We like those words. I like those words. But they are very different from the romantic view that we are usually fed. If you read through them, they are not touchy-feely.
Scott Peck, the psychiatrist/minister, picking up on Paul’s words defined love this way. “Love is the will to extend one’s self for the purpose of nurturing one’s own, or another’s spiritual growth.”(M. Scott Peck. The Road Less Traveled. Simon and Schuster: New York, 1978, page 81)
Love is not an accident. It is not a feeling. It is an act of will. It is something that we do. And like anything else, it is not something that we just know.
Oh, now I know how to ride a bicycle. I can go out right now and jump on a bike and ride away, but I still have on my knee the scar of those early days. It took a lot of rides through our yard before I could ride without training wheels, without my father holding on to the seat. Riding a bike was something I had to learn.
It is the same with love. It is something we have to learn to do. It is not one of those things that comes naturally. Go over and look in the nursery this morning. The babies are as cute as they can be, but they really can’t love. They eat, wet, sleep and slobber. They live in their own little world. That is our natural state. We want to live in our world, take care of us. It takes a real effort to move beyond that to care for others.

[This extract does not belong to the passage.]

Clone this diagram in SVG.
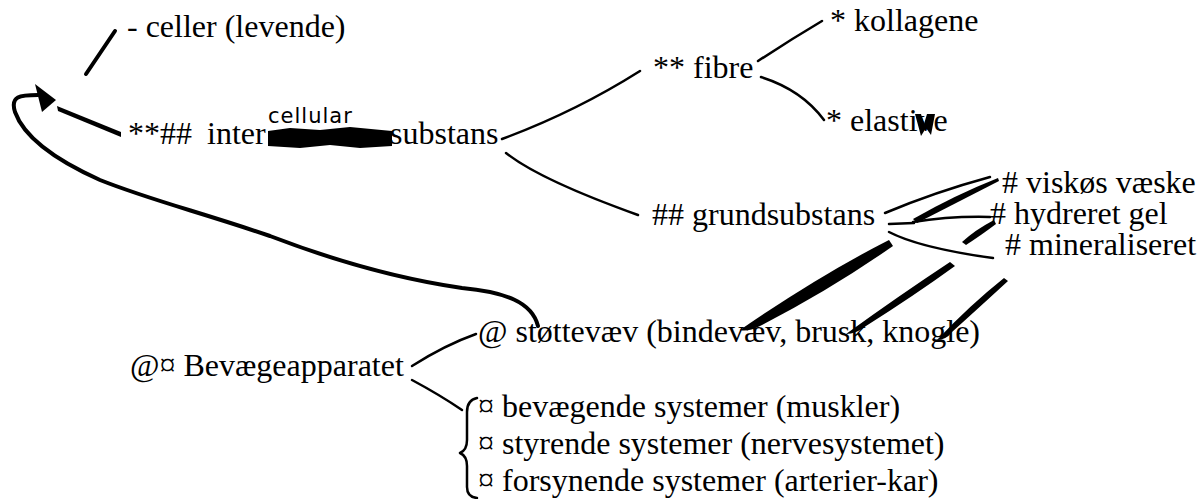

And be aware, moving beyond ourselves is risky. It means that you may get hurt—no, it means that you will be hurt. C. S. Lewis warned us when he wrote:
To love at all is to be vulnerable. Love anything, and your heart will certainly be wrung and possibly be broken. If you want to make sure of keeping it intact, you must give your heart to no one, not even to an animal. Wrap it carefully round with hobbies and little luxuries; avoid all entanglements; lock it up safe in the casket or coffin or your selfishness. But in that casket–safe, dark, motionless, airless–it will change. It will not be broken; it will become unbreakable, impenetrable, irredeemable…The only place outside Heaven where you can be perfectly safe from all the dangers…of love is Hell.
(C.S. Lewis, The Four Loves, Harcourt, Brace & World, Inc., 1960. Page 169).
When we love, there is the chance that we will be hurt. Just like riding a bike, walking, driving a car, swimming, doing all the things that make life, life. And the only way we learn to love is to practice—to watch others, to learn from their example, to model ourselves after them.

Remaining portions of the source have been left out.